As with most EP's, The Madeline EP is disappointingly short. But within the six songs that make up The Madeline EP Padre Pio have come up with a record of beautiful pop music that's breathtaking, climatic, and deeply thrilling. The Madeline EP sweeps up all who listen into the words and the images that are associated with each of the songs and for 25 minutes or so New York seems even more electrifying then it already is.


This The Madeline EP by Padre Pio just came in house and looking at the cover artwork, I can't quite tell if it's a woman or a man. It's quite androgynous, isn't it ? I would hazard a guess that it's a woman, possibly the Madeline.

The EP was released earlier this month and it was an easy six song listen. I did like the background piano on the title song, "Madeline", and something about her bleeding. Is she hurt?

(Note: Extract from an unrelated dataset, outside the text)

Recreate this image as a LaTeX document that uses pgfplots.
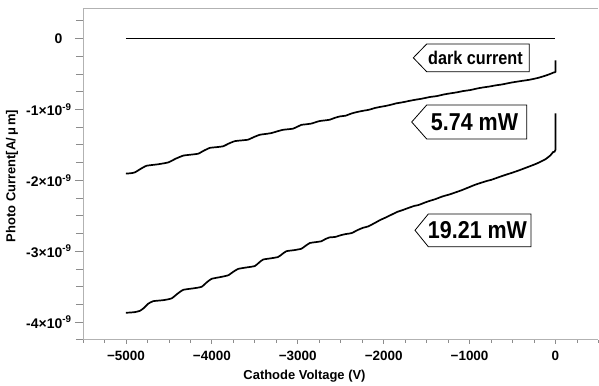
\documentclass[border=0pt]{standalone}
\usepackage{fontspec}
\setmainfont{Liberation Sans}
\newfontfamily\narrowfont[FakeStretch=0.88]{Liberation Sans}
\usepackage{pgfplots}
\pgfplotsset{compat=1.18}
\begin{document}
\begin{tikzpicture}
\begin{axis}[
  scale only axis, width=515.4bp, height=331.1bp,
  xmin=-5500, xmax=500, ymin=-4.25e-9, ymax=0.42e-9,
  axis x line*=box, axis y line*=left,
  xtick pos=left, ytick pos=left,
  tick align=outside,
  axis line style={draw=black!30, line width=0.8bp},
  tick style={draw=black!45, line width=0.8bp},
  scaled x ticks=false, scaled y ticks=false,
  xtick={-5000,-4000,-3000,-2000,-1000,0},
  xticklabels={−5000,−4000,−3000,−2000,−1000,0},
  minor xtick={-5500,-5250,...,500},
  ytick={-4e-9,-3e-9,-2e-9,-1e-9,0},
  yticklabels={-4×10\textsuperscript{-9},-3×10\textsuperscript{-9},-2×10\textsuperscript{-9},-1×10\textsuperscript{-9},0\hphantom{\textsuperscript{-9}}},
  minor ytick={-4.25e-9,-3.75e-9,-3.5e-9,-3.25e-9,-2.75e-9,-2.5e-9,-2.25e-9,-1.75e-9,-1.5e-9,-1.25e-9,-0.75e-9,-0.5e-9,-0.25e-9,0.25e-9},
  major tick length=8bp, minor tick length=7bp,
  xtick style={/pgfplots/major tick length=4bp,/pgfplots/minor tick length=3bp},
  xticklabel style={font=\bfseries\fontsize{13.5}{15}\selectfont},
  yticklabel style={font=\bfseries\fontsize{14}{16}\selectfont},
  clip=false,
]
% dark current
\addplot[black, line width=1.7bp] coordinates {(-5000,0) (0,0)};
% 5.74 mW
\addplot[black, line width=1.7bp, smooth, tension=0.3] coordinates {
(-5000,-1.906e-9) (-4940,-1.900e-9) (-4895,-1.888e-9) (-4830,-1.840e-9) (-4760,-1.795e-9)
(-4630,-1.775e-9) (-4508,-1.748e-9) (-4420,-1.695e-9) (-4333,-1.652e-9) (-4240,-1.638e-9)
(-4159,-1.625e-9) (-4090,-1.580e-9) (-4023,-1.543e-9) (-3940,-1.532e-9) (-3868,-1.520e-9)
(-3800,-1.480e-9) (-3733,-1.448e-9) (-3650,-1.437e-9) (-3578,-1.427e-9) (-3510,-1.390e-9)
(-3442,-1.358e-9) (-3370,-1.346e-9) (-3306,-1.334e-9) (-3240,-1.310e-9) (-3171,-1.288e-9)
(-3110,-1.280e-9) (-3055,-1.272e-9) (-3005,-1.245e-9) (-2957,-1.218e-9) (-2900,-1.210e-9)
(-2841,-1.200e-9) (-2790,-1.180e-9) (-2744,-1.164e-9) (-2690,-1.156e-9) (-2628,-1.146e-9)
(-2570,-1.120e-9) (-2512,-1.100e-9) (-2440,-1.088e-9) (-2380,-1.060e-9) (-2320,-1.040e-9)
(-2241,-1.020e-9) (-2170,-1.005e-9) (-2100,-0.980e-9) (-2040,-0.965e-9) (-1970,-0.950e-9)
(-1900,-0.930e-9) (-1853,-0.915e-9) (-1780,-0.900e-9) (-1700,-0.880e-9) (-1640,-0.866e-9)
(-1560,-0.850e-9) (-1500,-0.835e-9) (-1465,-0.826e-9) (-1380,-0.812e-9) (-1300,-0.790e-9)
(-1240,-0.777e-9) (-1160,-0.762e-9) (-1100,-0.748e-9) (-1078,-0.742e-9) (-990,-0.727e-9)
(-910,-0.705e-9) (-850,-0.692e-9) (-770,-0.678e-9) (-700,-0.662e-9) (-620,-0.648e-9)
(-540,-0.628e-9) (-480,-0.615e-9) (-400,-0.600e-9) (-302,-0.582e-9) (-200,-0.555e-9)
(-108,-0.521e-9) (-50,-0.495e-9) (-20,-0.478e-9) (0,-0.470e-9) (0,-0.310e-9)};
% 19.21 mW
\addplot[black, line width=1.7bp, smooth, tension=0.3] coordinates {
(-5000,-3.869e-9) (-4900,-3.860e-9) (-4837,-3.841e-9) (-4790,-3.800e-9) (-4740,-3.740e-9)
(-4682,-3.705e-9) (-4560,-3.690e-9) (-4469,-3.666e-9) (-4400,-3.600e-9) (-4333,-3.545e-9)
(-4220,-3.525e-9) (-4120,-3.503e-9) (-4060,-3.440e-9) (-4003,-3.390e-9) (-3900,-3.365e-9)
(-3810,-3.340e-9) (-3750,-3.290e-9) (-3694,-3.250e-9) (-3600,-3.230e-9) (-3500,-3.210e-9)
(-3450,-3.160e-9) (-3403,-3.118e-9) (-3310,-3.100e-9) (-3229,-3.082e-9) (-3180,-3.040e-9)
(-3132,-3.000e-9) (-3040,-2.985e-9) (-2957,-2.965e-9) (-2910,-2.925e-9) (-2860,-2.885e-9)
(-2790,-2.872e-9) (-2725,-2.860e-9) (-2680,-2.830e-9) (-2628,-2.805e-9) (-2567,-2.800e-9)
(-2500,-2.775e-9) (-2440,-2.758e-9) (-2373,-2.745e-9) (-2300,-2.700e-9) (-2240,-2.670e-9)
(-2179,-2.650e-9) (-2100,-2.600e-9) (-2040,-2.560e-9) (-1985,-2.530e-9) (-1900,-2.480e-9)
(-1840,-2.445e-9) (-1790,-2.425e-9) (-1700,-2.385e-9) (-1640,-2.360e-9) (-1597,-2.350e-9)
(-1500,-2.305e-9) (-1450,-2.285e-9) (-1403,-2.268e-9) (-1320,-2.230e-9) (-1270,-2.212e-9)
(-1228,-2.198e-9) (-1150,-2.165e-9) (-1092,-2.140e-9) (-1000,-2.095e-9) (-950,-2.070e-9)
(-899,-2.048e-9) (-800,-2.010e-9) (-750,-1.995e-9) (-704,-1.975e-9) (-610,-1.935e-9)
(-560,-1.915e-9) (-510,-1.896e-9) (-420,-1.858e-9) (-370,-1.835e-9) (-317,-1.811e-9)
(-220,-1.765e-9) (-122,-1.707e-9) (-60,-1.650e-9) (-26,-1.600e-9) (0,-1.570e-9) (0,-1.058e-9)};
\coordinate (O) at (rel axis cs:0,1);
\end{axis}
\begin{scope}[shift={(O)}, x=1bp, y=-1bp, shift={(-83,-8.7)}]
  % callouts
  \draw[line width=0.8bp, fill=white] (413.3,57.8) -- (426.7,44) -- (529.3,44) -- (529.3,71.7) -- (426.7,71.7) -- cycle;
  \node[font=\narrowfont\bfseries\fontsize{18.5}{20}\selectfont, inner sep=0pt] at (475.5,57.8) {dark current};
  \draw[line width=0.8bp, fill=white] (411.7,122) -- (426.7,105) -- (526.7,105) -- (526.7,139) -- (426.7,139) -- cycle;
  \node[font=\narrowfont\bfseries\fontsize{24.5}{26}\selectfont, inner sep=0pt] at (474.5,122) {5.74 mW};
  \draw[line width=0.8bp, fill=white] (415,230.3) -- (428.3,214) -- (531,214) -- (531,246.7) -- (428.3,246.7) -- cycle;
  \node[font=\narrowfont\bfseries\fontsize{24.5}{26}\selectfont, inner sep=0pt] at (477.5,230.3) {19.21 mW};
  % axis labels
  \node[font=\bfseries\fontsize{13}{15}\selectfont, inner sep=0pt] at (304.5,376) {Cathode Voltage (V)};
  \node[font=\bfseries\fontsize{13}{15}\selectfont, inner sep=0pt, rotate=90] at (12,176) {Photo Current[A/\,μ\,m]};
  \pgfresetboundingbox
  \path (0,0) rectangle (599,385);
\end{scope}
\end{tikzpicture}
\end{document}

It's a mystery to me.

David Mosey's vocals has a vague resemblence to The Psychedelic Furs' Richard Butler. It was a surprise to find out that their keyboardist, Joe McGinty - who previously spent five years playing keys for the Furs! The other thing is that the EP reminds me so much of early 90s British alternative music - mainly focusing on the lead singer. None of the musical instruments (including the sax on "Common Day" or the girl-pop backup singers on "Whenever Moonlight") ever distracts you from Mosey's clear voice.



The Madeline EP:
"Madeline" and "Common" day have received significant airplay nation-wide on Indie radio. The Madeline EP spent several weeks in the CMJ top 200 in the winter and spring of 2009. Padre Pio also recorded a live set for Oregon Public Broadcasting.



Padre Pio was started in 2006 in a run-down carriage house turned living and rehearsing quarters in Bushwick, Brooklyn. Inspite of, or perhaps because of the leaking ceilings, as-of-yet unidentified species of spiders and constant hum of deisel engines, The Madeline EP was written.
The songs are meant to be contingent upon one's point of view. Like a good movie, the setting is as important as the adventure, and the ending is always a crashing resolution. Precise guitar, Roxy Music-esque piano, crisp bass, rockin' sax, and dynamic drums back Mosey's vocals.